**Provided records:**
──────────

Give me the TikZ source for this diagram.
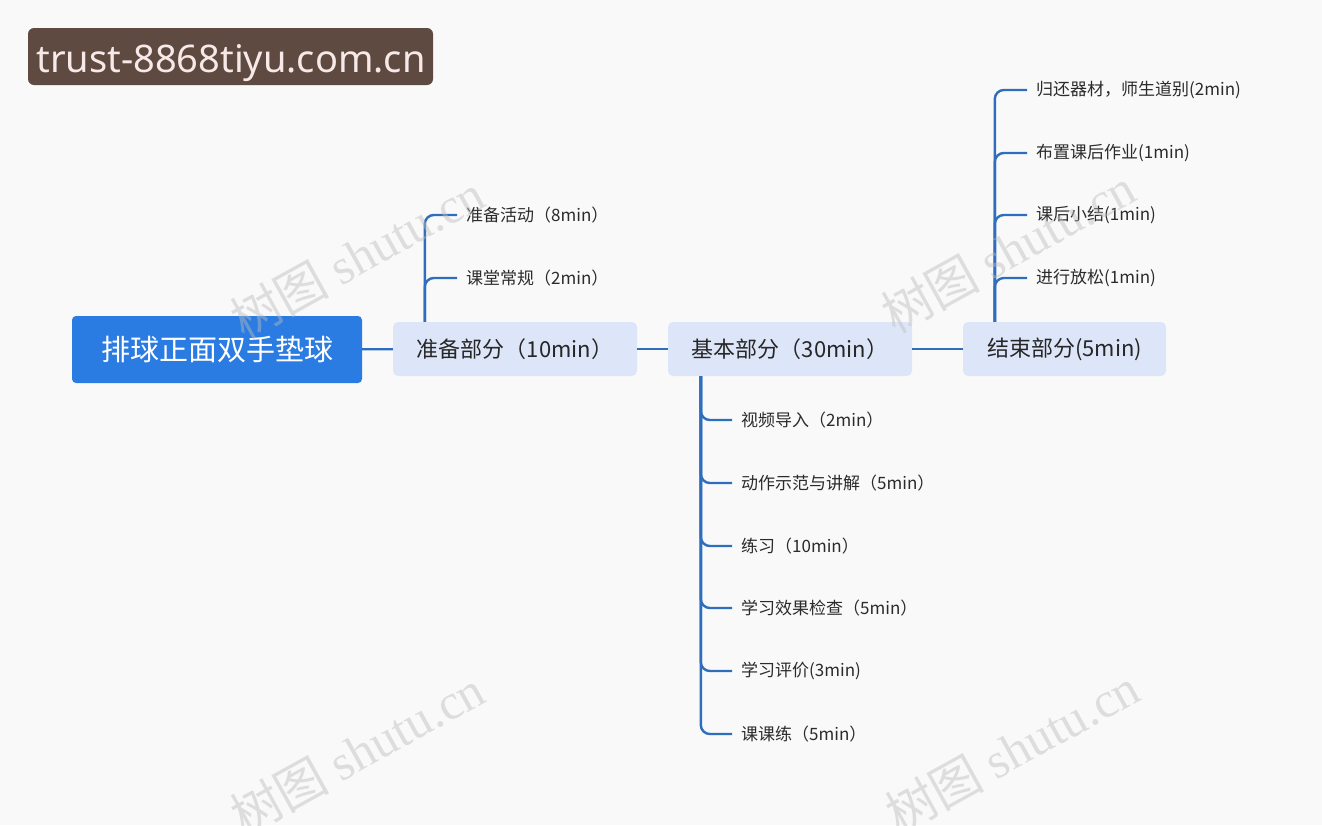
\documentclass[tikz,border=0pt]{standalone}
\usepackage{fontspec}
\setmainfont{Noto Sans CJK SC}
\newfontfamily\badgefont{Noto Sans}
\newfontfamily\markfont{Liberation Serif}
\usepackage{xcolor}
\usetikzlibrary{positioning,calc}

\definecolor{pagebg}{HTML}{F9F9F9}
\definecolor{badgebg}{HTML}{5E4A41}
\definecolor{badgetx}{HTML}{F6E9E8}
\definecolor{rootbg}{HTML}{2A7BE2}
\definecolor{partbg}{HTML}{DDE6F8}
\definecolor{linkblue}{HTML}{2F6DBD}
\definecolor{leaftx}{HTML}{2B2B2B}
\definecolor{marktx}{HTML}{BDBDBD}

\begin{document}
\begin{tikzpicture}[
  x=1pt,
  y=-1pt,
  rootbox/.style={fill=rootbg, rounded corners=4pt, minimum width=290pt, minimum height=67pt,
    text=white, font=\fontsize{29}{34}\selectfont},
  partbox/.style={fill=partbg, rounded corners=5pt, minimum height=54pt,
    text=black!85, font=\fontsize{22}{26}\selectfont},
  leaf/.style={anchor=west, inner xsep=9pt, text=leaftx, font=\fontsize{17}{20}\selectfont},
  link/.style={draw=linkblue, line width=2.4pt},
  branch/.style={draw=linkblue, line width=2.4pt, rounded corners=9pt},
  watermark/.style={text=marktx, opacity=0.45, rotate=29, font=\fontsize{50}{54}\selectfont}
]

% Page: 1322 x 825, y runs downwards as in the screenshot.
\fill[pagebg] (0,0) rectangle (1322,825);
\useasboundingbox (0,0) rectangle (1322,825);

% Site badge in the upper-left corner.
\node[fill=badgebg, rounded corners=6pt, minimum width=405pt, minimum height=57pt] (badge) at (230.5,56.5) {};
\node[text=badgetx, font=\badgefont\fontsize{38}{42}\selectfont] (badgetxt) at (231,63) {trust-8868tiyu.com.cn};

% Root and the three parts.
\node[rootbox] (root) at (217,349.5) {排球正面双手垫球};
\node[partbox, minimum width=244pt] (p1) at (515,349) {准备部分（10min）};
\node[partbox, minimum width=244pt] (p2) at (790,349) {基本部分（30min）};
\node[partbox, minimum width=203pt] (p3) at (1064.5,349) {结束部分(5min)};

\draw[link] (root) -- (p1);
\draw[link] (p1) -- (p2);
\draw[link] (p2) -- (p3);

% Trunks leave the part boxes at fixed offsets.
\coordinate (p1t) at ([xshift=32]p1.north west);
\coordinate (p2t) at ([xshift=33]p2.south west);
\coordinate (p3t) at ([xshift=32]p3.north west);

% Preparation part: two items above.
\foreach \i/\yy/\txt in {1/215/准备活动（8min）,2/278/课堂常规（2min）} {
  \node[leaf] (a\i) at (457,\yy) {\txt};
  \draw[branch] (p1t) |- (a\i.west);
}

% Basic part: six items below.
\foreach \i/\yy/\txt in {1/420/视频导入（2min）,2/483/动作示范与讲解（5min）,3/546/练习（10min）,
    4/608/学习效果检查（5min）,5/671/学习评价(3min),6/734/课课练（5min）} {
  \node[leaf] (b\i) at (732,\yy) {\txt};
  \draw[branch] (p2t) |- (b\i.west);
}

% Closing part: four items above.
\foreach \i/\yy/\txt in {1/90/归还器材，师生道别(2min),2/153/布置课后作业(1min),
    3/215/课后小结(1min),4/278/进行放松(1min)} {
  \node[leaf] (c\i) at (1027,\yy) {\txt};
  \draw[branch] (p3t) |- (c\i.west);
}

% Faint watermarks.
\foreach \xx/\yy in {357/256,1008/250,357/752,1012/750} {
  \node[watermark] at (\xx,\yy) {树图 {\markfont shutu.cn}};
}
\end{tikzpicture}
\end{document}
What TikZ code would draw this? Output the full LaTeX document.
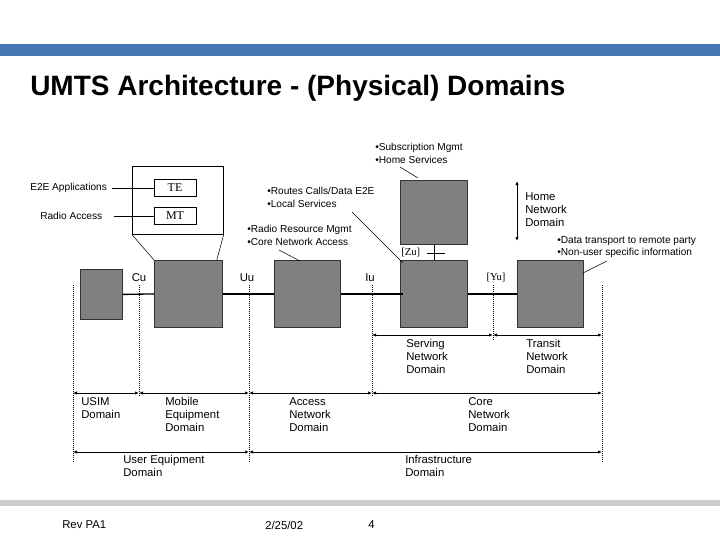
\documentclass[tikz,border=0pt]{standalone}
\usepackage{fontspec}
\setmainfont{Liberation Sans}
\newfontfamily\serifT{Liberation Serif}
\usetikzlibrary{arrows.meta}
\definecolor{barblue}{RGB}{70,120,180}
\definecolor{boxgray}{RGB}{128,128,128}
\tikzset{
  gbox/.style={fill=boxgray,draw=black!80,line width=0.6pt},
  wbox/.style={draw=black,line width=0.5pt,fill=white},
  sm/.style={font=\fontsize{7.6pt}{9pt}\selectfont,anchor=west,inner sep=0pt,align=left},
  lbl/.style={font=\fontsize{8.5pt}{9.9pt}\selectfont,anchor=north west,inner sep=0pt,align=left},
  dots/.style={densely dotted,line width=0.5pt},
  link/.style={line width=1pt},
  lead/.style={line width=0.4pt},
  dim/.style={{Latex[length=3pt,width=2.5pt]}-{Latex[length=3pt,width=2.5pt]},line width=0.6pt}
}
\begin{document}
\begin{tikzpicture}[x=0.75pt,y=-0.75pt]
\useasboundingbox (0,0) rectangle (720,540);
\fill[barblue] (0,44) rectangle (720,56);
\fill[black!20] (0,500) rectangle (720,506);
\node[anchor=west,inner sep=0pt,font=\bfseries\fontsize{21pt}{23pt}\selectfont] (title) at (30,88) {UMTS Architecture - (Physical) Domains};
% boxes
\node[gbox,minimum width=42*0.75pt,minimum height=50*0.75pt,inner sep=0pt,anchor=north west] (usim) at (80,269) {};
\node[gbox,minimum width=68*0.75pt,minimum height=67*0.75pt,inner sep=0pt,anchor=north west] (me) at (154,260) {};
\node[gbox,minimum width=66*0.75pt,minimum height=67*0.75pt,inner sep=0pt,anchor=north west] (an) at (274,260) {};
\node[gbox,minimum width=67*0.75pt,minimum height=67*0.75pt,inner sep=0pt,anchor=north west] (sn) at (400,260) {};
\node[gbox,minimum width=67*0.75pt,minimum height=64*0.75pt,inner sep=0pt,anchor=north west] (hn) at (400,180) {};
\node[gbox,minimum width=66*0.75pt,minimum height=67*0.75pt,inner sep=0pt,anchor=north west] (tn) at (517,260) {};
% outline with TE/MT
\node[draw,line width=0.5pt,minimum width=91*0.75pt,minimum height=68*0.75pt,inner sep=0pt,anchor=north west] (outl) at (132,166) {};
\node[wbox,minimum width=42*0.75pt,minimum height=17*0.75pt,inner sep=0pt,font=\serifT\fontsize{9pt}{9pt}\selectfont] (te) at (175,188) {TE};
\node[wbox,minimum width=42*0.75pt,minimum height=17*0.75pt,inner sep=0pt,font=\serifT\fontsize{9pt}{9pt}\selectfont] (mt) at (175,216) {MT};
\draw[lead] (outl.south west) -- (me.north west);
\draw[lead] (outl.south east) -- ([xshift=-6*0.75pt]me.north east);
\node[sm] (e2e) at (30,188) {E2E Applications};
\node[sm] (ra) at (40,216) {Radio Access};
\draw[lead] ([xshift=5*0.75pt]e2e.east) -- (e2e.east -| te.west);
\draw[lead] ([xshift=12*0.75pt]ra.east) -- (ra.east -| mt.west);
% links
\draw[link] (usim.east) -- (me.west);
\draw[link] (me.east) -- (an.west);
\draw[link] (an.east) -- ([xshift=3*0.75pt]sn.west);
\draw[link] (sn.east) -- (tn.west);
\draw[lead] (hn.south) -- (sn.north);
\coordinate (zt1) at (427,253); \coordinate (zt2) at (445,253);
\draw[lead] (zt1) -- (zt2);
\node[anchor=west,inner sep=0pt,font=\serifT\fontsize{8pt}{8pt}\selectfont] (zu) at (401,253) {[Zu]};
% dotted verticals
\coordinate (d1t) at (73,285); \coordinate (d1b) at (73,462);
\coordinate (d2t) at (139,285); \coordinate (d2b) at (139,396);
\coordinate (d3t) at (249,285); \coordinate (d3b) at (249,462);
\coordinate (d4t) at (372,285); \coordinate (d4b) at (372,396);
\coordinate (d5t) at (493,285); \coordinate (d5b) at (493,340);
\coordinate (d6t) at (602,285); \coordinate (d6b) at (602,462);
\foreach \i in {1,...,6} \draw[dots] (d\i t) -- (d\i b);
\node[font=\fontsize{8.5pt}{9pt}\selectfont,inner sep=0pt] (cu) at (139,278) {Cu};
\node[font=\fontsize{8.5pt}{9pt}\selectfont,inner sep=0pt] (uu) at (247,278) {Uu};
\node[font=\fontsize{8.5pt}{9pt}\selectfont,inner sep=0pt] (iu) at (370,278) {Iu};
\node[font=\serifT\fontsize{8pt}{8pt}\selectfont,inner sep=0pt] (yu) at (496,278) {[Yu]};
% dimension arrows
\coordinate (a1) at (372,335); \coordinate (a2) at (493,335); \coordinate (a3) at (602,335);
\draw[dim] (a1) -- (a2); \draw[dim] (a2) -- (a3);
\coordinate (b1) at (73,393); \coordinate (b2) at (139,393); \coordinate (b3) at (249,393); \coordinate (b4) at (372,393); \coordinate (b5) at (602,393);
\draw[dim] (b1) -- (b2); \draw[dim] (b2) -- (b3); \draw[dim] (b3) -- (b4); \draw[dim] (b4) -- (b5);
\coordinate (c1) at (73,452); \coordinate (c2) at (249,452); \coordinate (c3) at (602,452);
\draw[dim] (c1) -- (c2); \draw[dim] (c2) -- (c3);
\coordinate (h1) at (517,181); \coordinate (h2) at (517,241);
\draw[dim] (h1) -- (h2);
% domain labels
\node[lbl] (hnd) at (525,191) {\strut Home\\Network\\Domain};
\node[lbl] (snd) at (406,338) {\strut Serving\\Network\\Domain};
\node[lbl] (tnd) at (526,338) {\strut Transit\\Network\\Domain};
\node[lbl] (usd) at (81,396) {\strut USIM\\Domain};
\node[lbl] (med) at (165,396) {\strut Mobile\\Equipment\\Domain};
\node[lbl] (and) at (289,396) {\strut Access\\Network\\Domain};
\node[lbl] (cnd) at (468,396) {\strut Core\\Network\\Domain};
\node[lbl] (ued) at (123,454) {\strut User Equipment\\Domain};
\node[lbl] (ifd) at (405,454) {\strut Infrastructure\\Domain};
% annotations
\node[sm] (sub) at (375,148) {\textbullet Subscription Mgmt};
\node[sm] (hs) at (375,160) {\textbullet Home Services};
\draw[lead] (400,167) -- (418,178);
\node[sm] (rc) at (267,191) {\textbullet Routes Calls/Data E2E};
\node[sm] (ls) at (267,204) {\textbullet Local Services};
\draw[lead] (352,212) -- (403,263);
\node[sm] (rr) at (247,230) {\textbullet Radio Resource Mgmt};
\node[sm] (cn) at (247,242) {\textbullet Core Network Access};
\draw[lead] (279,250) -- (300,261);
\node[sm] (dt) at (557,241) {\textbullet Data transport to remote party};
\node[sm] (nu) at (557,253) {\textbullet Non-user specific information};
\draw[lead] (607,261) -- (583,273);
% footer
\node[sm,font=\fontsize{8.5pt}{9pt}\selectfont] (rev) at (62,525) {Rev PA1};
\node[sm,font=\fontsize{8.5pt}{9pt}\selectfont] (date) at (265,525) {2/25/02};
\node[sm,font=\fontsize{8.5pt}{9pt}\selectfont] (pg) at (368,525) {4};
\end{tikzpicture}
\end{document}
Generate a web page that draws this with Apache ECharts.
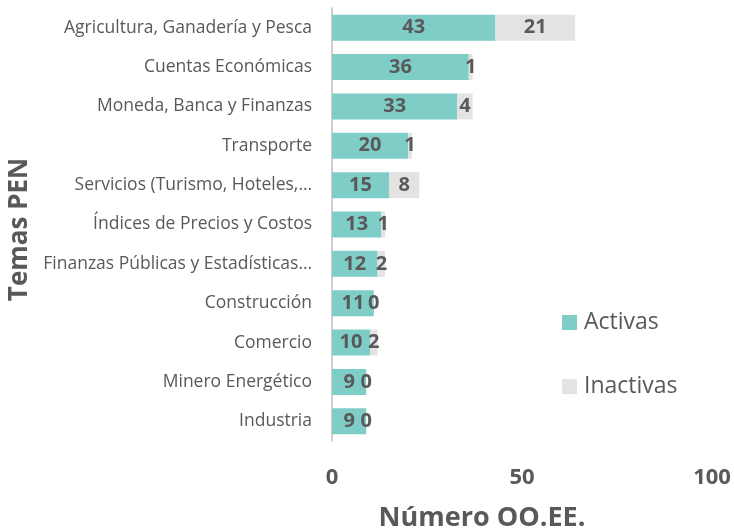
<!DOCTYPE html>
<html>
<head>
<meta charset="utf-8">
<script src="https://cdn.jsdelivr.net/npm/echarts@6/dist/echarts.min.js"></script>
<style>
  html, body { margin: 0; padding: 0; background: #fff; }
  #chart { width: 734px; height: 529px; }
</style>
</head>
<body>
<div id="chart"></div>
<script>
// temas, de arriba hacia abajo
const temas = [
  'Agricultura, Ganadería y Pesca',
  'Cuentas Económicas',
  'Moneda, Banca y Finanzas',
  'Transporte',
  'Servicios (Turismo, Hoteles,…',
  'Índices de Precios y Costos',
  'Finanzas Públicas y Estadísticas…',
  'Construcción',
  'Comercio',
  'Minero Energético',
  'Industria'
]
const activas = [43, 36, 33, 20, 15, 13, 12, 11, 10, 9, 9]
const inactivas = [21, 1, 4, 1, 8, 1, 2, 0, 2, 0, 0]
const xTicks = [0, 50, 100]

const FONT = '"Open Sans", "Noto Sans", sans-serif'
const GRIS = '#595959'

let chart = echarts.init(document.getElementById('chart'))

let labelStyle = {
  show: true,
  position: 'inside',
  color: GRIS,
  fontFamily: FONT,
  fontWeight: 'bold',
  fontSize: 20
}

let option = {
  animation: false,
  grid: {
    left: 332,
    right: 22,
    top: 8,
    bottom: 88,
    containLabel: false,
    outerBoundsMode: 'none'
  },
  legend: {
    orient: 'vertical',
    left: 562,
    top: 311,
    padding: 0,
    itemWidth: 15,
    itemHeight: 15,
    itemGap: 41,
    icon: 'rect',
    textStyle: { color: GRIS, fontFamily: FONT, fontSize: 23, padding: [0, 0, 0, 2] },
    data: ['Activas', 'Inactivas']
  },
  xAxis: {
    type: 'value',
    min: xTicks[0],
    max: xTicks[xTicks.length - 1],
    interval: 50,
    name: 'Número OO.EE.',
    nameLocation: 'middle',
    nameGap: 64,
    nameTextStyle: {
      color: GRIS, fontFamily: FONT, fontWeight: 'bold', fontSize: 27,
      padding: [0, 80, 0, 0]
    },
    axisLine: { show: false },
    axisTick: { show: false },
    splitLine: { show: false },
    axisLabel: {
      color: GRIS, fontFamily: FONT, fontWeight: 'bold', fontSize: 22, margin: 26
    }
  },
  yAxis: {
    type: 'category',
    inverse: true,
    data: temas,
    name: 'Temas PEN',
    nameLocation: 'middle',
    nameGap: 293,
    nameRotate: 90,
    nameTextStyle: {
      color: GRIS, fontFamily: FONT, fontWeight: 'bold', fontSize: 26,
      padding: [0, 10, 0, 0]
    },
    axisLine: { show: true, lineStyle: { color: '#BFBFBF', width: 1.5 } },
    axisTick: { show: false },
    axisLabel: { color: GRIS, fontFamily: FONT, fontSize: 17.5, margin: 20 }
  },
  series: [
    {
      name: 'Activas',
      type: 'bar',
      stack: 'total',
      barCategoryGap: '34%',
      data: activas,
      itemStyle: { color: '#7ECDC7' },
      label: labelStyle
    },
    {
      name: 'Inactivas',
      type: 'bar',
      stack: 'total',
      data: inactivas,
      itemStyle: { color: '#E3E3E3' },
      label: labelStyle
    }
  ]
}

chart.setOption(option)
window.onresize = function () {
  chart.resize()
}
</script>
</body>
</html>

──────────

**Your task:**
Pick out all lines containing the string "this".

**Expected output:**
Give me the TikZ source for this diagram.
What TikZ code would draw this? Output the full LaTeX document.
Generate a web page that draws this with Apache ECharts.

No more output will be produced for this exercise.